I hope this blog entry helps to clear up some of the misconceptions about laws allowing belief-based campus groups to make belief-based decisions about membership and leadership. FIRE has been grappling with this issue for some time, and for those interested, I highly recommend our Frequently Asked Questions document about the CLS v. Martinez court case that spurred the growth of all-comers policies, as well as this blog entry from Erica Goldberg dealing with the question of why it is incorrect to view the recognition of student groups that make belief-based decisions as some kind of government subsidy or approval of those decisions.
As a reminder, FIRE has no institutional position on the merits of any religious or political viewpoint other than First Amendment rights and due process (we support them). We have no proverbial dog in the fight over affirmative action, gay marriage, abortion, or any of the other “culture war” issues that dominate the airwaves and produce so many of the First Amendment conflicts we deal with in our work.
Indeed, on the same day we celebrated the passage of the Virginia law protecting freedom of assembly on campus, we publicly slammed a college in New Mexico for censoring a student newspaper sex issue that would probably appall the members of evangelical Christian student groups like the Christian Legal Society.
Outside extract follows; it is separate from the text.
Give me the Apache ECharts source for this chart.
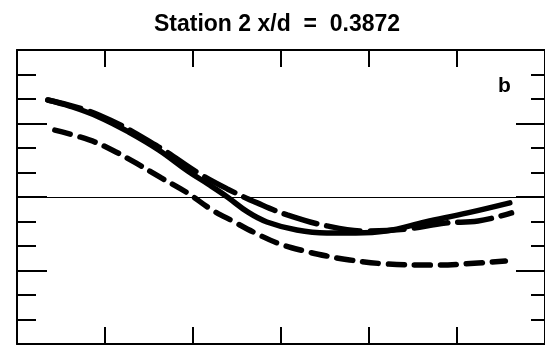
<!DOCTYPE html>
<html>
<head>
<meta charset="utf-8">
<script src="https://cdn.jsdelivr.net/npm/echarts@6/dist/echarts.min.js"></script>
<style>
  html, body { margin: 0; padding: 0; background: #fff; }
  #chart { width: 545px; height: 346px; }
</style>
</head>
<body>
<div id="chart"></div>
<script>
// Profiles (x in tick units, y in tick units)
const solidX = [0.35, 0.60, 0.93, 1.27, 1.61, 1.94, 2.17, 2.39, 2.62, 2.84, 3.18, 3.52, 3.85, 4.19, 4.64, 5.12, 5.60];
const solidY = [3.96, 3.71, 3.27, 2.65, 1.92, 1.06, 0.53, 0.00, -0.61, -1.02, -1.35, -1.47, -1.47, -1.39, -1.02, -0.65, -0.24];

const longDashX = [0.35, 0.93, 1.61, 2.06, 2.39, 2.73, 3.07, 3.52, 3.97, 4.42, 4.87, 5.24, 5.62];
const longDashY = [3.96, 3.35, 2.04, 0.98, 0.33, -0.24, -0.73, -1.18, -1.39, -1.31, -1.06, -0.98, -0.65];

const shortDashX = [0.43, 0.82, 1.08, 1.35, 1.64, 1.94, 2.20, 2.47, 2.73, 2.99, 3.26, 3.52, 3.78, 4.19, 4.79, 5.09, 5.55];
const shortDashY = [2.73, 2.33, 1.92, 1.39, 0.78, 0.16, -0.49, -1.02, -1.51, -1.92, -2.20, -2.41, -2.57, -2.73, -2.78, -2.73, -2.61];

const titleText = 'Station 2 x/d  =  0.3872';
const panelLabel = 'b';

const zip = (xs, ys) => xs.map((x, i) => [x, ys[i]]);

const chart = echarts.init(document.getElementById('chart'));

const frameLine = { show: true, onZero: false, lineStyle: { color: '#000', width: 2 } };

const xAxisBase = {
  type: 'value',
  min: 0,
  max: 6,
  interval: 1,
  axisLine: frameLine,
  axisTick: { show: true, inside: true, length: 17, lineStyle: { color: '#000', width: 2 } },
  axisLabel: { show: false },
  splitLine: { show: false }
};

const yAxisBase = {
  type: 'value',
  min: -6,
  max: 6,
  interval: 3,
  axisLine: frameLine,
  axisLabel: { show: false },
  splitLine: { show: false }
};

chart.setOption({
  animation: false,
  backgroundColor: '#fff',
  title: {
    text: titleText,
    left: 272,
    textAlign: 'center',
    top: 8,
    textStyle: { fontFamily: 'Liberation Sans, Arial, sans-serif', fontWeight: 'bold', fontSize: 23, color: '#000' }
  },
  graphic: [{
    type: 'text',
    left: 498,
    top: 76,
    style: { text: panelLabel, font: 'bold 21px "Liberation Sans", Arial, sans-serif', fill: '#000' }
  }],
  grid: { left: 17, top: 50, width: 534, height: 294 },
  xAxis: [
    Object.assign({}, xAxisBase, { position: 'bottom' }),
    Object.assign({}, xAxisBase, { position: 'top' })
  ],
  yAxis: [
    Object.assign({}, yAxisBase, {
      position: 'left',
      axisTick: { show: true, inside: true, length: 30, lineStyle: { color: '#000', width: 2 } },
      minorTick: { show: true, splitNumber: 3, length: 19, lineStyle: { color: '#000', width: 2 } }
    }),
    Object.assign({}, yAxisBase, {
      position: 'right',
      axisTick: { show: true, inside: true, length: 29, lineStyle: { color: '#000', width: 2 } },
      minorTick: { show: true, splitNumber: 3, length: 14, lineStyle: { color: '#000', width: 2 } }
    })
  ],
  series: [
    {
      name: 'solid',
      type: 'line',
      smooth: 0.4,
      symbol: 'none',
      data: zip(solidX, solidY),
      lineStyle: { color: '#000', width: 5.5, cap: 'round' },
      markLine: {
        silent: true,
        symbol: 'none',
        label: { show: false },
        lineStyle: { color: '#000', width: 1.2, type: 'solid' },
        data: [{ yAxis: 0 }]
      }
    },
    {
      name: 'long dash',
      type: 'line',
      smooth: 0.4,
      symbol: 'none',
      data: zip(longDashX, longDashY),
      lineStyle: { color: '#000', width: 5.5, type: [34, 10], cap: 'round' }
    },
    {
      name: 'short dash',
      type: 'line',
      smooth: 0.4,
      symbol: 'none',
      data: zip(shortDashX, shortDashY),
      lineStyle: { color: '#000', width: 5.5, type: [16, 10], cap: 'round' }
    }
  ]
});
</script>
</body>
</html>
And since FIRE is staffed by people from across the political spectrum, our employees have vast disagreements on many of these topics—disagreements that keep office water cooler conversation very lively! But regardless of your viewpoint, if you’re a faculty member or student on a public campus or a private campus that promises free speech (most do), FIRE will defend your right to express yourself and be treated fairly. That’s exactly what we’ve done since our founding 14 years ago, and that’s exactly what we’ll continue to do.